* PROBLEM STATEMENT: Every line below that mentions the word "diagram" should be copied out.

* RAW DATA:
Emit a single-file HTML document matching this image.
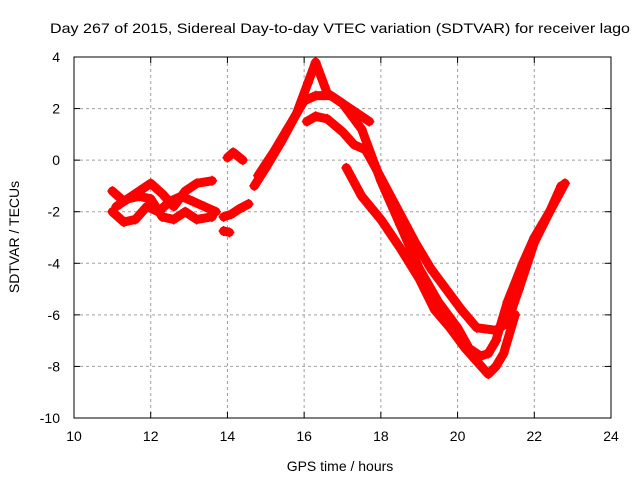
<!DOCTYPE html>
<html><head><meta charset="utf-8"><style>
body{margin:0;background:#fff}
svg text{font-family:"Liberation Sans",sans-serif;font-size:14px;fill:#000}
</style></head><body>
<svg id="chart" width="640" height="480" viewBox="0 0 640 480" xmlns="http://www.w3.org/2000/svg">
<rect width="640" height="480" fill="#fff"/>
<text x="50" y="33" textLength="580" lengthAdjust="spacingAndGlyphs">Day 267 of 2015, Sidereal Day-to-day VTEC variation (SDTVAR) for receiver lago</text>
<g id="grid"></g>
<g id="series"></g>
<rect x="74" y="57" width="537" height="361" fill="none" stroke="#000" stroke-width="1"/>
<g id="ticks"></g>
<text x="340" y="471" text-anchor="middle">GPS time / hours</text>
<text transform="translate(19,237) rotate(-90)" text-anchor="middle">SDTVAR / TECUs</text>
</svg>
<script>
const xTicks=[10,12,14,16,18,20,22,24];
const yTicks=[4,2,0,-2,-4,-6,-8,-10];
const trackA_x=[14.7,15.0,15.4,15.8,16.1,16.3,16.6,17.0,17.5,18.0,18.5,19.0,19.5,20.0,20.3,20.6,20.8,21.0,21.3,21.7,22.0,22.4,22.8];
const trackA_y=[-1.0,-0.3,0.7,1.8,3.0,3.8,2.6,2.2,1.2,-0.8,-2.5,-4.2,-5.5,-6.5,-7.3,-7.6,-7.5,-7.0,-5.5,-4.0,-3.0,-2.0,-0.9];
const trackB_x=[14.8,15.2,15.6,16.0,16.3,16.7,17.2,17.7];
const trackB_y=[-0.6,0.3,1.3,2.3,2.5,2.5,2.0,1.5];
const trackC_x=[16.07,16.3,16.6,17.0,17.3,17.6,17.9,18.4,18.9,19.3,19.7,20.1,20.5,21.0,21.3,21.6,22.0,22.4,22.7];
const trackC_y=[1.5,1.7,1.6,1.1,0.6,0.4,-0.4,-1.8,-3.2,-4.2,-5.0,-5.8,-6.5,-6.6,-6.3,-5.0,-3.2,-2.0,-1.0];
const trackD_x=[17.1,17.5,18.0,18.5,19.0,19.4,19.8,20.2,20.5,20.8,21.0,21.2,21.5];
const trackD_y=[-0.3,-1.4,-2.3,-3.4,-4.6,-5.8,-6.5,-7.3,-7.8,-8.3,-8.0,-7.5,-6.0];
const trackE_x=[11.0,11.3,11.7,12.0,12.3,12.6,12.9,13.2,13.6];
const trackE_y=[-1.2,-1.6,-1.2,-0.9,-1.3,-1.8,-1.2,-0.9,-0.8];
const trackF_x=[11.0,11.3,11.6,11.9,12.2,12.5,12.8,13.1,13.4,13.7];
const trackF_y=[-2.0,-2.4,-2.3,-1.8,-2.0,-1.6,-1.4,-1.6,-1.8,-2.0];
const trackG_x=[11.1,11.4,11.7,12.0,12.3,12.6,12.9,13.2,13.6];
const trackG_y=[-1.8,-1.5,-1.4,-1.5,-2.2,-2.3,-2.0,-2.3,-2.2];
const trackH_x=[13.9,14.1,14.3,14.55];
const trackH_y=[-2.2,-2.1,-1.9,-1.7];
const trackI_x=[14.0,14.15,14.4];
const trackI_y=[0.1,0.3,0.0];
const trackJ_x=[13.9,14.05];
const trackJ_y=[-2.75,-2.8];
const tracks=[[trackA_x,trackA_y],[trackB_x,trackB_y],[trackC_x,trackC_y],[trackD_x,trackD_y],[trackE_x,trackE_y],[trackF_x,trackF_y],[trackG_x,trackG_y],[trackH_x,trackH_y],[trackI_x,trackI_y],[trackJ_x,trackJ_y]];
const NS="http://www.w3.org/2000/svg";
const X0=74,X1=611,Y0=57,Y1=418;
function sx(v){return X0+(v-10)/14*(X1-X0);}
function sy(v){return Y0+(4-v)/14*(Y1-Y0);}
const grid=document.getElementById('grid'),ticks=document.getElementById('ticks'),ser=document.getElementById('series');
function mk(tag,attrs,parent){const e=document.createElementNS(NS,tag);for(const k in attrs)e.setAttribute(k,attrs[k]);parent.appendChild(e);return e;}
xTicks.forEach(t=>{
  const x=sx(t);
  if(t>10&&t<24){const g=mk('line',{x1:x,y1:Y0,x2:x,y2:Y1,stroke:'#a0a0a0','stroke-dasharray':'3,3'},grid);
  
  }
  mk('line',{x1:x,y1:Y1,x2:x,y2:Y1-6,stroke:'#000'},ticks);
  mk('line',{x1:x,y1:Y0,x2:x,y2:Y0+6,stroke:'#000'},ticks);
  const l=mk('text',{x:x,y:Y1+23,'text-anchor':'middle'},ticks);l.textContent=t;
  
  
});
yTicks.forEach(t=>{
  const y=sy(t);
  if(t<4&&t>-10){const g=mk('line',{x1:X0,y1:y,x2:X1,y2:y,stroke:'#a0a0a0','stroke-dasharray':'3,3'},grid);
  
  }
  mk('line',{x1:X0,y1:y,x2:X0+6,y2:y,stroke:'#000'},ticks);
  mk('line',{x1:X1,y1:y,x2:X1-6,y2:y,stroke:'#000'},ticks);
  const l=mk('text',{x:X0-14,y:y+5,'text-anchor':'end'},ticks);l.textContent=t;
  
  
});
tracks.forEach((tr,i)=>{
  const pts=tr[0].map((v,j)=>sx(v)+','+sy(tr[1][j])).join(' ');
  const p=mk('polyline',{points:pts,fill:'none',stroke:'#ff0000','stroke-width':9,'stroke-linejoin':'round','stroke-linecap':'round'},ser);
  
  
  tr[0].forEach((v,j)=>{
    const x=sx(v),y=sy(tr[1][j]);
    const m=mk('path',{d:`M${x-5},${y}H${x+5}M${x},${y-5}V${y+5}`,stroke:'#ff0000','stroke-width':1.5},ser);
    
    
  });
});
</script>
</body></html>
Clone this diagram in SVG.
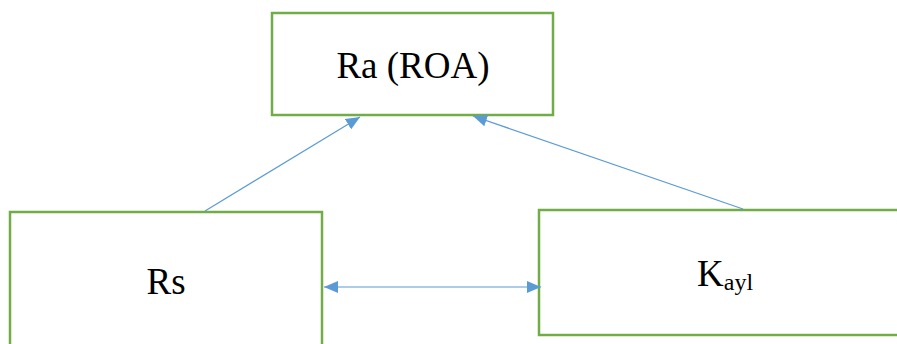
<svg xmlns="http://www.w3.org/2000/svg" width="897" height="344" viewBox="0 0 897 344">
<style>
.box{fill:#fff;stroke:#70AD47;stroke-width:2.5}
.lbl{font-family:"Liberation Serif","Times New Roman",serif;font-size:37px;fill:#000}
.sub{font-size:24px}
.conn{stroke:#5B9BD5;stroke-width:1.2;fill:none}
</style>
<defs>
<marker id="ah" viewBox="0 0 14 12" refX="14" refY="6" markerWidth="14" markerHeight="12" markerUnits="userSpaceOnUse" orient="auto-start-reverse">
<path d="M0,0 L14,6 L0,12 z" fill="#5B9BD5"/>
</marker>
</defs>
<rect width="897" height="344" fill="#fff"/>
<g id="node-ra">
<rect class="box" x="272" y="13" width="281" height="102"/>
<text class="lbl" x="413" y="78" text-anchor="middle">Ra (ROA)</text>
</g>
<g id="node-rs">
<rect class="box" x="10" y="212" width="312" height="140"/>
<text class="lbl" x="166" y="294" text-anchor="middle">Rs</text>
</g>
<g id="node-kayl">
<rect class="box" x="539" y="210" width="370" height="125"/>
<text class="lbl" x="697" y="286">K<tspan class="sub" dy="4">ayl</tspan></text>
</g>
<g id="connectors">
<line class="conn" x1="205" y1="211" x2="360" y2="117" marker-end="url(#ah)"/>
<line class="conn" x1="743" y1="209" x2="473" y2="116" marker-end="url(#ah)"/>
<line class="conn" x1="324" y1="287" x2="541" y2="287" marker-start="url(#ah)" marker-end="url(#ah)"/>
</g>
</svg>
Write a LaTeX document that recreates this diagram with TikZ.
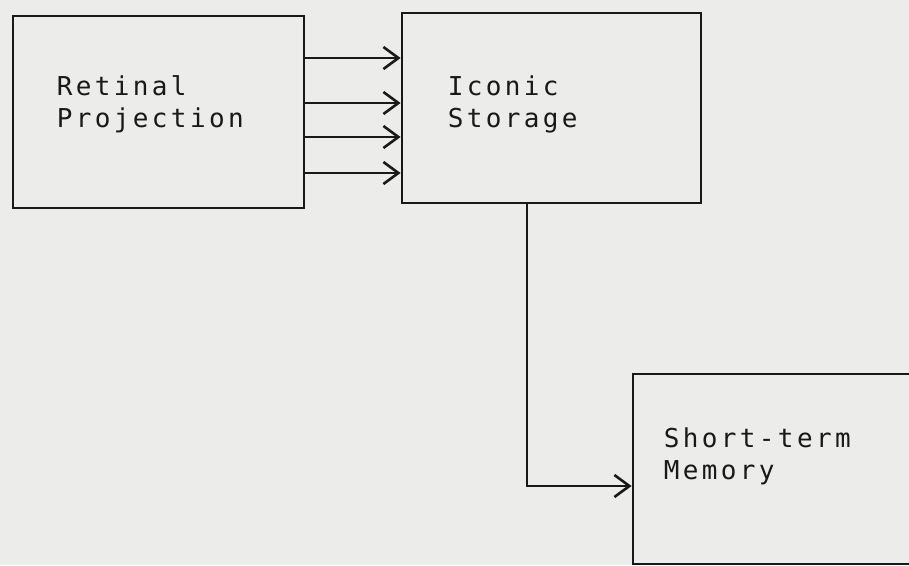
\documentclass[tikz,border=0pt]{standalone}
\usepackage{xcolor}
\usepackage{tikz}
\usepackage{fontspec}
\setmonofont{DejaVu Sans Mono}[LetterSpace=13]
\usetikzlibrary{arrows.meta, positioning, calc}
\definecolor{paper}{RGB}{236, 236, 234}
\definecolor{ink}{RGB}{25, 25, 25}

\tikzset{
    stagebox/.style={draw=ink, line width=2.8pt, minimum width=#1},
    stagetext/.style={anchor=base west, inner sep=0pt, text width=8cm, align=left,
                      text=ink, font=\ttfamily\fontsize{26}{32}\selectfont},
    flow/.style={draw=ink, line width=2.6pt, -{Straight Barb[length=15pt, width=22pt, line width=2.6pt]}}
}

\begin{document}
\begin{tikzpicture}[x=1pt, y=-1pt]
            \clip (0,0) rectangle (909,565);
            \fill[paper] (0,0) rectangle (909,565);
            % boxes
            \node[stagebox=291pt, minimum height=192pt] (retinal) at (158.5,112) {};
            \node[stagebox=299pt, minimum height=190pt] (iconic) at (551.5,108) {};
            \node[stagebox=330pt, minimum height=190pt] (stm) at (798,469) {};
            % labels
            \node[stagetext] (retinaltext) at ($(retinal.north west)+(45,81)$) {Retinal\\Projection};
            \node[stagetext] (iconictext) at ($(iconic.north west)+(47,84)$) {Iconic\\Storage};
            \node[stagetext] (stmtext) at ($(stm.north west)+(32,75)$) {Short-term\\Memory};
            % parallel channels
            \foreach \y in {58, 103, 137, 173} {
                \draw[flow] (retinal.east |- 0,\y) -- (iconic.west |- 0,\y);
            }
            % transfer to memory
            \coordinate (drop) at (527,0);
            \draw[flow] (iconic.south -| drop) |- (stm.west |- 0,486);
        \end{tikzpicture}
\end{document}
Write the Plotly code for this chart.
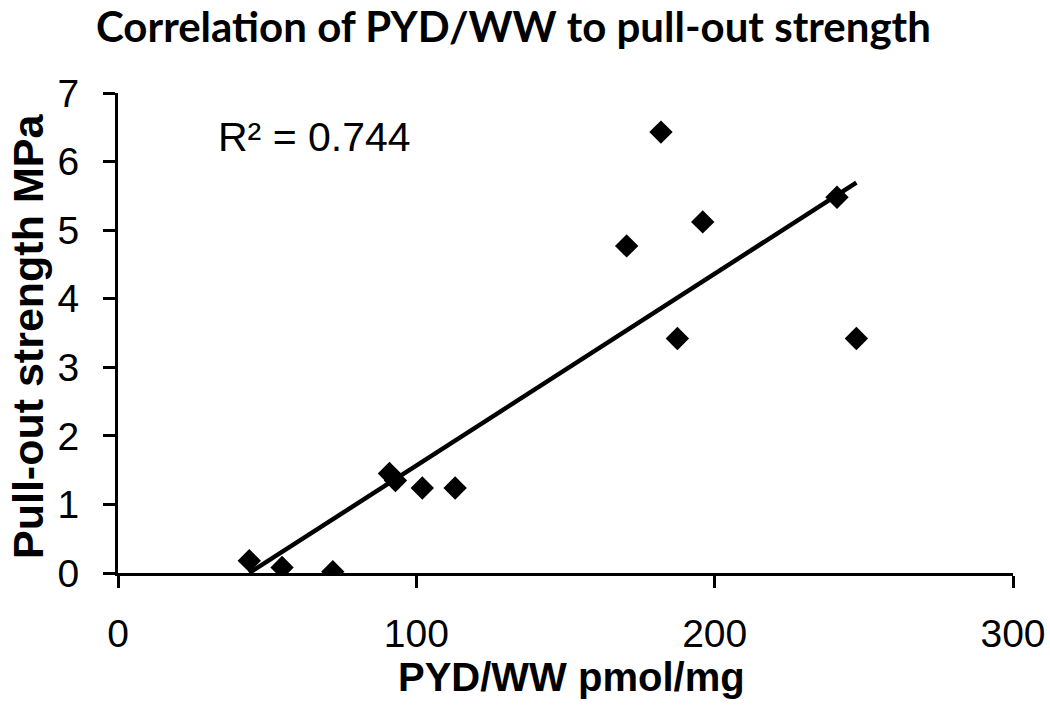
import numpy as np
import plotly.graph_objects as go

pyd_ww = [44, 55, 72, 91, 93, 102, 113, 170.5, 182, 187.5, 196, 241, 247.5]
pull_out = [0.18, 0.08, 0.02, 1.45, 1.35, 1.24, 1.24, 4.77, 6.43, 3.42, 5.12, 5.48, 3.42]

x_ticks = [0, 100, 200, 300]
y_ticks = [0, 1, 2, 3, 4, 5, 6, 7]

chart_title = "Correlation of PYD/WW to pull-out strength"
x_title = "PYD/WW pmol/mg"
y_title = "Pull-out strength MPa"
r2_label = "R² = 0.744"

slope, intercept = np.polyfit(pyd_ww, pull_out, 1)
x_fit = [min(pyd_ww), max(pyd_ww)]
y_fit = [slope * v + intercept for v in x_fit]

W, H = 1050, 707
L, R, T, B = 118, 37, 93, 134
pw, ph = W - L - R, H - T - B

def px_to_paper_x(px):
    return (px - L) / pw

def px_to_paper_y(py):
    return (H - B - py) / ph

ARIAL = "Liberation Sans, Arial"

fig = go.Figure()
fig.add_trace(go.Scatter(x=x_fit, y=y_fit, mode="lines",
                         line=dict(color="black", width=4.5), showlegend=False))
fig.add_trace(go.Scatter(x=pyd_ww, y=pull_out, mode="markers",
                         marker=dict(symbol="diamond", size=18, color="black"),
                         showlegend=False))

fig.add_annotation(x=px_to_paper_x(216), y=px_to_paper_y(137), xref="paper", yref="paper",
                   xanchor="left", yanchor="middle", text=r2_label, showarrow=False,
                   font=dict(family=ARIAL, size=41, color="black"))

fig.add_annotation(x=px_to_paper_x(513), y=px_to_paper_y(26), xref="paper", yref="paper",
                   xanchor="center", yanchor="middle", text="<b>" + chart_title + "</b>",
                   showarrow=False, font=dict(family="Lato", size=42, color="black"))

fig.add_annotation(x=px_to_paper_x(571), y=px_to_paper_y(677), xref="paper", yref="paper",
                   xanchor="center", yanchor="middle", text="<b>" + x_title + "</b>",
                   showarrow=False, font=dict(family=ARIAL, size=40, color="black"))

fig.add_annotation(x=px_to_paper_x(28), y=px_to_paper_y(337), xref="paper", yref="paper",
                   xanchor="center", yanchor="middle", text="<b>" + y_title + "</b>",
                   textangle=-90, showarrow=False,
                   font=dict(family=ARIAL, size=43, color="black"))

axis_common = dict(showgrid=False, zeroline=False, automargin=False,
                   showline=True, linecolor="black", linewidth=3,
                   ticks="outside", ticklen=12, tickwidth=3, tickcolor="black",
                   tickfont=dict(family=ARIAL, size=39, color="black"))

fig.update_layout(
    width=W, height=H,
    paper_bgcolor="white", plot_bgcolor="white",
    margin=dict(l=L, r=R, t=T, b=B),
    xaxis=dict(range=[0, 300], tickvals=x_ticks, ticklabelstandoff=12, **axis_common),
    yaxis=dict(range=[0, 7], tickvals=y_ticks, ticklabelstandoff=16, **axis_common),
)

fig.write_html("out.html", config={"displayModeBar": False},
               post_script="document.body.style.margin='0';")
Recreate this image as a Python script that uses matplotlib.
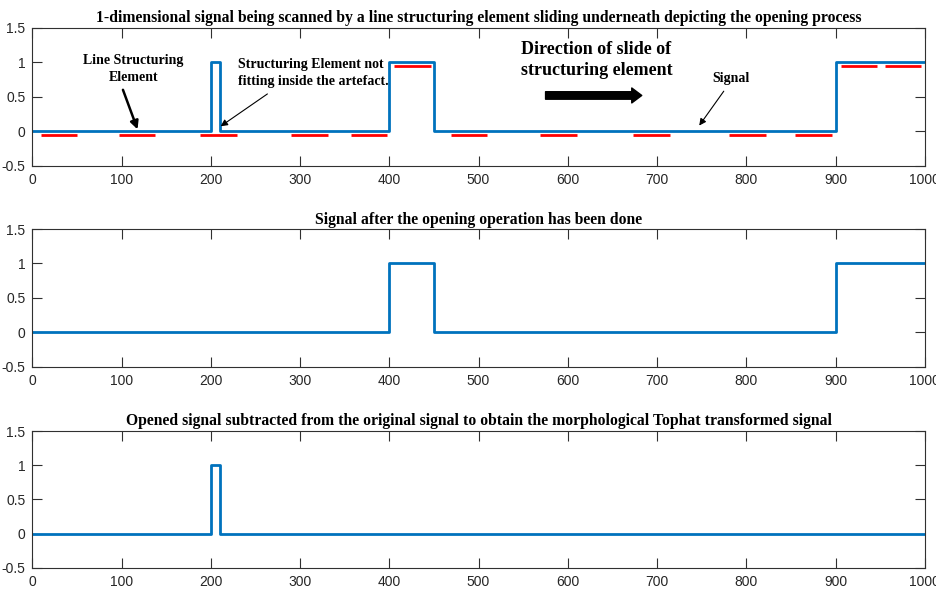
import matplotlib
matplotlib.use("Agg")
import matplotlib.pyplot as plt
from matplotlib.ticker import FuncFormatter

# step signals given as vertices (x, y)
signal_x = [0, 200, 200, 210, 210, 400, 400, 450, 450, 900, 900, 1000]
signal_y = [0, 0, 1, 1, 0, 0, 1, 1, 0, 0, 1, 1]
opened_x = [0, 400, 400, 450, 450, 900, 900, 1000]
opened_y = [0, 0, 1, 1, 0, 0, 1, 1]
tophat_x = [0, 200, 200, 210, 210, 1000]
tophat_y = [0, 0, 1, 1, 0, 0]

# line structuring element positions (start, end, level)
se_start = [10, 97, 188, 290, 357, 405, 469, 569, 673, 781, 855, 906, 955]
se_end = [50, 137, 229, 331, 398, 447, 509, 610, 714, 822, 896, 947, 996]
se_level = [-0.05, -0.05, -0.05, -0.05, -0.05, 0.95, -0.05, -0.05, -0.05,
            -0.05, -0.05, 0.95, 0.95]

titles = [
    "1-dimensional signal being scanned by a line structuring element sliding underneath depicting the opening process",
    "Signal after the opening operation has been done",
    "Opened signal subtracted from the original signal to obtain the morphological Tophat transformed signal",
]

blue = "#0072BD"
serif = ["Liberation Serif", "DejaVu Serif"]
sans = ["Liberation Sans", "DejaVu Sans"]

fig = plt.figure(figsize=(9.36, 5.95), dpi=100)
boxes = [(0.0345, 0.7215, 0.9535, 0.2315),
         (0.0345, 0.3837, 0.9535, 0.2313),
         (0.0345, 0.0459, 0.9535, 0.2297)]
axes = [fig.add_axes(b) for b in boxes]

axes[0].plot(signal_x, signal_y, color=blue, lw=2.0)
for s, e, lv in zip(se_start, se_end, se_level):
    axes[0].plot([s, e], [lv, lv], color="#FF0000", lw=2.0, solid_capstyle="butt")
axes[1].plot(opened_x, opened_y, color=blue, lw=2.0)
axes[2].plot(tophat_x, tophat_y, color=blue, lw=2.0)

for ax, t in zip(axes, titles):
    ax.set_xlim(0, 1000)
    ax.set_ylim(-0.5, 1.5)
    ax.set_xticks(range(0, 1001, 100))
    ax.set_yticks([-0.5, 0, 0.5, 1, 1.5])
    ax.yaxis.set_major_formatter(FuncFormatter(lambda v, p: "%g" % v))
    ax.tick_params(direction="in", length=7.5, width=0.8, color="#303030",
                   top=True, right=True, labelsize=10, pad=5)
    for lab in ax.get_xticklabels() + ax.get_yticklabels():
        lab.set_family(sans)
        lab.set_color("#262626")
    for sp in ax.spines.values():
        sp.set_color("#303030")
        sp.set_linewidth(0.8)
    ax.set_title(t, fontsize=11.3, fontweight="bold", family=serif, pad=4)

ax = axes[0]
ax.text(113, 0.9, "Line Structuring\nElement", ha="center", va="center",
        fontsize=10, fontweight="bold", family=serif, linespacing=1.4)
ax.annotate("", xy=(119, -0.01), xytext=(100.5, 0.64),
            arrowprops=dict(arrowstyle="-|>", color="black", lw=1.8,
                            mutation_scale=12))
ax.text(231, 0.85, "Structuring Element not\nfitting inside the artefact.",
        ha="left", va="center", fontsize=10, fontweight="bold", family=serif,
        linespacing=1.4)
ax.annotate("", xy=(208.5, 0.05), xytext=(266, 0.565),
            arrowprops=dict(arrowstyle="-|>", color="black", lw=0.8,
                            mutation_scale=10))
ax.text(548, 1.035, "Direction of slide of\nstructuring element", ha="left",
        va="center", fontsize=13, fontweight="bold", family=serif,
        linespacing=1.25)
ax.annotate("", xy=(686, 0.52), xytext=(572, 0.52),
            arrowprops=dict(arrowstyle="simple,head_length=0.6,head_width=0.9,tail_width=0.45",
                            color="black", mutation_scale=12))
ax.text(783, 0.76, "Signal", ha="center", va="center", fontsize=10,
        fontweight="bold", family=serif)
ax.annotate("", xy=(745.5, 0.05), xytext=(776.6, 0.615),
            arrowprops=dict(arrowstyle="-|>", color="black", lw=0.8,
                            mutation_scale=10))

fig.savefig("out.png", dpi=100)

* RESULT BELOW:
Clone this diagram in SVG.
Write a LaTeX document that recreates this diagram with TikZ.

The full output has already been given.